After selecting the appropriate Rule set, click on the 'URL redirect rules' link:
Click Edit, and add the below rule:
This rule tells the Load Balancer to redirect requests to yourdomain.com/robots.txt to your static file hosted in your OCI bucket.
Note that the 'Hostname' and the 'Path' are broken into two parts in the rule.
Note: If you have subdomains, e.g., apps.cloudnueva.com, then you need to set up redirect rules for them also.
4 - Test Your robots.txt
If all is well, you should be able to access
https://yourdomin.com/robots.txt and be re-directed to your robots.txt file. For example,
Other Testing Tools
Here are some other tools that you may find useful.
Google Search Console
If you are using the Google Search Console, then verify that Google can read your robots.txt and see what value it has for it. Sign in to the Google Search Console and click Settings, then Open the robots.txt report.

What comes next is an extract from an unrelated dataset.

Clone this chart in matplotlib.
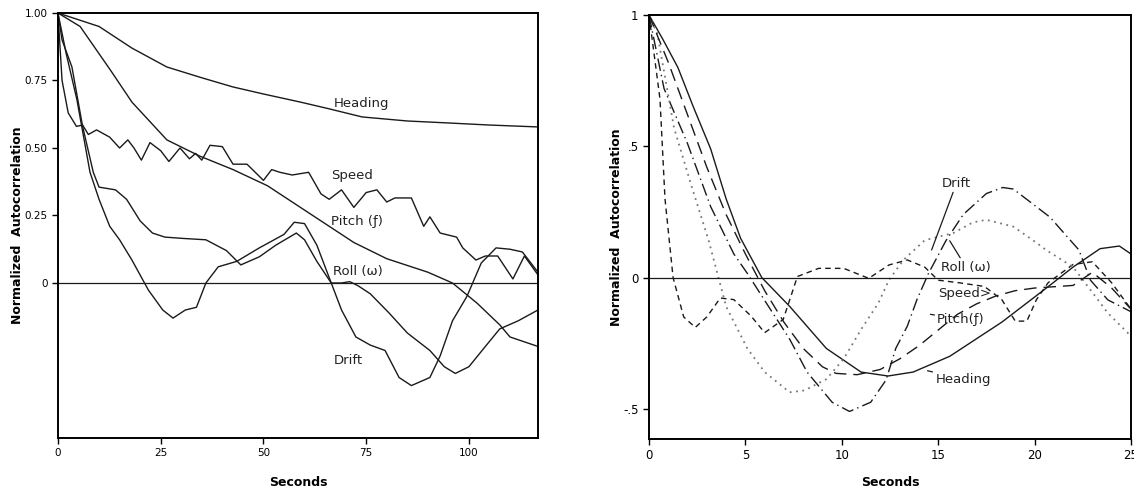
import numpy as np
import matplotlib.pyplot as plt

plt.rcParams['font.family'] = ['DejaVu Sans']

# ---- left panel: 0-116 s ----
head_s = [0, 5, 10, 18, 26.5, 35, 42.6, 50, 59, 66, 74, 85, 94.6, 105, 116.8]
head_v = [1.0, 0.975, 0.95, 0.87, 0.80, 0.76, 0.726, 0.70, 0.67, 0.645, 0.615, 0.60, 0.593, 0.585, 0.578]

speed_s = [0, 1, 2.5, 4.5, 6, 7.4, 9.4, 12.6, 15, 17, 18.5, 20.3, 22.4, 25, 27, 29.7, 32, 33.5,
           35, 37, 40, 42.6, 46, 50, 52, 54, 57, 61, 64, 66, 69, 72, 75, 77.6, 80, 82, 86, 89,
           90.5, 93, 97, 98.5, 101.7, 104, 107, 110.7, 113.5, 116.8]
speed_v = [1.0, 0.75, 0.63, 0.58, 0.585, 0.55, 0.567, 0.54, 0.50, 0.53, 0.50, 0.455, 0.52, 0.49,
           0.45, 0.50, 0.46, 0.48, 0.455, 0.51, 0.505, 0.44, 0.44, 0.38, 0.42, 0.41, 0.40, 0.41,
           0.33, 0.31, 0.345, 0.28, 0.335, 0.345, 0.30, 0.315, 0.315, 0.21, 0.245, 0.185, 0.17,
           0.13, 0.085, 0.10, 0.10, 0.015, 0.10, 0.03]

pitch_s = [0, 5.4, 12.7, 18, 26.5, 34.5, 42.6, 51, 59, 66, 72, 80, 90, 96, 102, 107.5, 110, 116.8]
pitch_v = [1.0, 0.95, 0.79, 0.67, 0.53, 0.47, 0.42, 0.36, 0.28, 0.21, 0.15, 0.09, 0.04, 0.0,
           -0.075, -0.155, -0.2, -0.235]

roll_s = [0, 1, 3.4, 6, 8.6, 10, 14, 16.7, 20, 23, 26, 30.5, 36, 41, 44.5, 49, 53, 58, 60, 63,
          66.5, 69, 71, 73, 76, 80.5, 85, 90.5, 94, 96.7, 100, 104, 107.5, 112, 116.8]
roll_v = [1.0, 0.9, 0.8, 0.58, 0.41, 0.355, 0.345, 0.31, 0.23, 0.185, 0.17, 0.165, 0.16, 0.12,
          0.067, 0.097, 0.14, 0.185, 0.16, 0.08, 0.0, 0.0, 0.005, -0.01, -0.04, -0.11, -0.185,
          -0.25, -0.31, -0.335, -0.31, -0.235, -0.17, -0.14, -0.10]

drift_s = [0, 2, 4.6, 7.8, 10, 12.6, 15, 18, 22, 25.5, 28, 31, 33.7, 36, 39, 43.5, 49, 55, 57.5,
           60, 63, 66.5, 69, 72.5, 76, 79.6, 83, 86, 90.5, 93, 96, 99.5, 103, 106.6, 110, 113, 116.8]
drift_v = [1.0, 0.85, 0.68, 0.41, 0.31, 0.21, 0.16, 0.085, -0.026, -0.1, -0.13, -0.1, -0.09, 0.0,
           0.06, 0.08, 0.13, 0.18, 0.225, 0.22, 0.14, 0.0, -0.1, -0.2, -0.23, -0.25, -0.35, -0.38,
           -0.35, -0.27, -0.14, -0.05, 0.074, 0.13, 0.125, 0.115, 0.04]

# ---- right panel: 0-25 s ----
r_head_s = [0, 0.7, 1.5, 2.3, 3.2, 4.0, 4.75, 5.85, 7.3, 9.2, 11, 12.4, 13.7, 15.6, 18.3, 20.7,
            22, 23.4, 24.4, 25]
r_head_v = [1.0, 0.91, 0.80, 0.65, 0.49, 0.30, 0.15, 0.0, -0.11, -0.27, -0.36, -0.375, -0.36,
            -0.30, -0.17, -0.035, 0.04, 0.11, 0.12, 0.09]

r_drift_s = [0, 0.78, 2.0, 3.2, 4.4, 5.1, 6.2, 7.3, 8.2, 9.5, 10.4, 11.5, 12.3, 12.8, 13.4, 13.9,
             14.5, 15.4, 16.3, 17.5, 18.35, 18.9, 20.8, 22.3, 22.9, 23.8, 25]
r_drift_v = [1.0, 0.72, 0.51, 0.27, 0.09, 0.016, -0.11, -0.235, -0.36, -0.475, -0.51, -0.475,
             -0.39, -0.27, -0.185, -0.084, 0.016, 0.14, 0.24, 0.32, 0.343, 0.337, 0.23, 0.105,
             -0.01, -0.085, -0.13]

r_roll_s = [0, 0.57, 0.83, 1.25, 1.8, 2.4, 3.0, 3.7, 4.4, 5.3, 6.0, 6.96, 7.7, 8.8, 10.1, 11.4,
            12.45, 13.4, 14.3, 15, 16.1, 17.4, 18.3, 19.0, 19.6, 20.1, 20.7, 22, 23, 24, 25]
r_roll_v = [1.0, 0.68, 0.30, 0.0, -0.15, -0.19, -0.15, -0.078, -0.084, -0.147, -0.21, -0.16,
            0.004, 0.035, 0.035, -0.003, 0.048, 0.067, 0.04, -0.01, -0.02, -0.034, -0.084,
            -0.166, -0.166, -0.084, -0.02, 0.05, 0.06, -0.02, -0.12]

r_pitch_s = [0, 0.43, 1.3, 2.2, 3.1, 4.0, 5.1, 6.0, 7.3, 8.06, 9.2, 10.1, 11, 11.9, 12.45, 13.2,
             14.3, 15.8, 16.8, 17.5, 18.9, 19.9, 20.6, 22, 22.9, 23.8, 25]
r_pitch_v = [1.0, 0.93, 0.57, 0.35, 0.14, -0.11, -0.27, -0.36, -0.437, -0.43, -0.387, -0.31,
             -0.198, -0.097, -0.009, 0.067, 0.142, 0.17, 0.21, 0.22, 0.194, 0.143, 0.105, 0.04,
             -0.047, -0.135, -0.223]

r_speed_s = [0, 1, 2, 3, 4, 5, 6, 7, 8, 9, 9.7, 10.8, 12, 13, 14, 15, 16, 17, 18, 19, 20, 21,
             22, 23, 24, 25]
r_speed_v = [1.0, 0.82, 0.62, 0.42, 0.24, 0.09, -0.05, -0.17, -0.27, -0.34, -0.365, -0.37,
             -0.35, -0.31, -0.26, -0.2, -0.14, -0.1, -0.07, -0.05, -0.04, -0.035, -0.03, 0.02,
             -0.04, -0.12]

fig = plt.figure(figsize=(11.34, 4.92), dpi=100)
ax1 = fig.add_axes([0.0511, 0.1098, 0.4233, 0.8638])
ax2 = fig.add_axes([0.5723, 0.1077, 0.4250, 0.8618])

lw = 1.0
ink = '#1a1a1a'
ax1.plot(head_s, head_v, color=ink, lw=lw)
ax1.plot(speed_s, speed_v, color=ink, lw=lw)
ax1.plot(pitch_s, pitch_v, color=ink, lw=lw)
ax1.plot(roll_s, roll_v, color=ink, lw=lw)
ax1.plot(drift_s, drift_v, color=ink, lw=lw)
ax1.axhline(0, color=ink, lw=0.9)
ax1.set_xlim(0, 116.8)
ax1.set_ylim(-0.574, 1.0)
ax1.set_xticks([0, 25, 50, 75, 100])
ax1.set_yticks([0, 0.25, 0.5, 0.75, 1.0])
ax1.set_yticklabels(['0', '0.25', '0.50', '0.75', '1.00'])

lab = dict(fontsize=9.5, color='#222222')
ax1.text(67, 0.65, 'Heading', **lab)
ax1.text(66.5, 0.385, 'Speed', **lab)
ax1.text(66.5, 0.215, 'Pitch (ƒ)', **lab)
ax1.text(67, 0.03, 'Roll (ω)', **lab)
ax1.text(67, -0.3, 'Drift', **lab)

ax2.plot(r_head_s, r_head_v, color=ink, lw=lw)
ax2.plot(r_drift_s, r_drift_v, color=ink, lw=lw, dashes=(9, 3, 1, 3))
ax2.plot(r_roll_s, r_roll_v, color=ink, lw=lw, dashes=(4, 3))
ax2.plot(r_pitch_s, r_pitch_v, color='#777777', lw=1.3, dashes=(1, 2.5))
ax2.plot(r_speed_s, r_speed_v, color=ink, lw=lw, dashes=(9, 5))
ax2.axhline(0, color=ink, lw=0.9)
ax2.set_xlim(0, 25)
ax2.set_ylim(-0.615, 1.0)
ax2.set_xticks([0, 5, 10, 15, 20, 25])
ax2.set_yticks([-0.5, 0, 0.5, 1.0])
ax2.set_yticklabels(['-.5', '0', '.5', '1'])

lead = dict(arrowstyle='-', color=ink, lw=0.9, shrinkA=0, shrinkB=0)
ax2.annotate('Drift', xy=(14.66, 0.105), xytext=(15.2, 0.36), va='center', ha='left',
             arrowprops=lead, **lab)
ax2.annotate('Roll (ω)', xy=(15.6, 0.14), xytext=(15.15, 0.04), va='center', ha='left',
             arrowprops=lead, **lab)
ax2.text(15.0, -0.06, 'Speed>', va='center', ha='left', **lab)
ax2.annotate('Pitch(ƒ)', xy=(14.6, -0.14), xytext=(14.95, -0.16), va='center', ha='left',
             arrowprops=lead, **lab)
ax2.annotate('Heading', xy=(14.45, -0.355), xytext=(14.85, -0.387), va='center', ha='left',
             arrowprops=lead, **lab)

for ax in (ax1, ax2):
    for sp in ax.spines.values():
        sp.set_linewidth(1.4)
    ax.tick_params(direction='out', length=4, width=1)
    ax.set_ylabel('Normalized  Autocorrelation', fontsize=9, fontweight='bold')
ax1.set_xlabel('Seconds', fontsize=9, fontweight='bold', labelpad=12.5)
ax2.set_xlabel('Seconds', fontsize=9, fontweight='bold', labelpad=9.5)
ax1.tick_params(labelsize=7.5)
ax2.tick_params(labelsize=8.5)

ax1.yaxis.set_label_coords(-0.071, 0.5)
ax2.yaxis.set_label_coords(-0.054, 0.5)

plt.savefig('out.png', dpi=100)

Click on a specific file to see what Google thinks is in your robots.txt file. You can also submit a request for Google to recheck the robots.txt from here.
Another side effect of Google not being able to see the correct robots.txt file is that Google also won't read your sitemap. Once you have added your new robots.txt, verify and resubmit your sitemap under the 'Sitemaps' menu option.
Other Testing Tools
Various SEO websites have free tools that allow you to check that certain agents can access your robots.txt, e.g., https://technicalseo.com/tools/robots-txt/
Test Your Social Posts
Finally, back to the point of this post. Now that we have fixed our robots.txt, we should be able to see our fancy Meta Tag-driven cards when we post on Twitter and LinkedIn. Open Graph has a nice little tool that not only tests your Meta Tags but also previews what your posts would look like on various platforms. You can access the tool by following this link.
I accept this post as a bit of an edge case but as APEX continues to gain in popularity I fully expect people to start hosting APEX-based websites where SEO is important to them. Given this, we need to make sure APEX sites can match those created by other content creation platforms.
Ideally, this APEX Ideas App idea is taken seriously by the APEX Development team and they make it easier to deal with robots.txt (and sitemaps for that matter).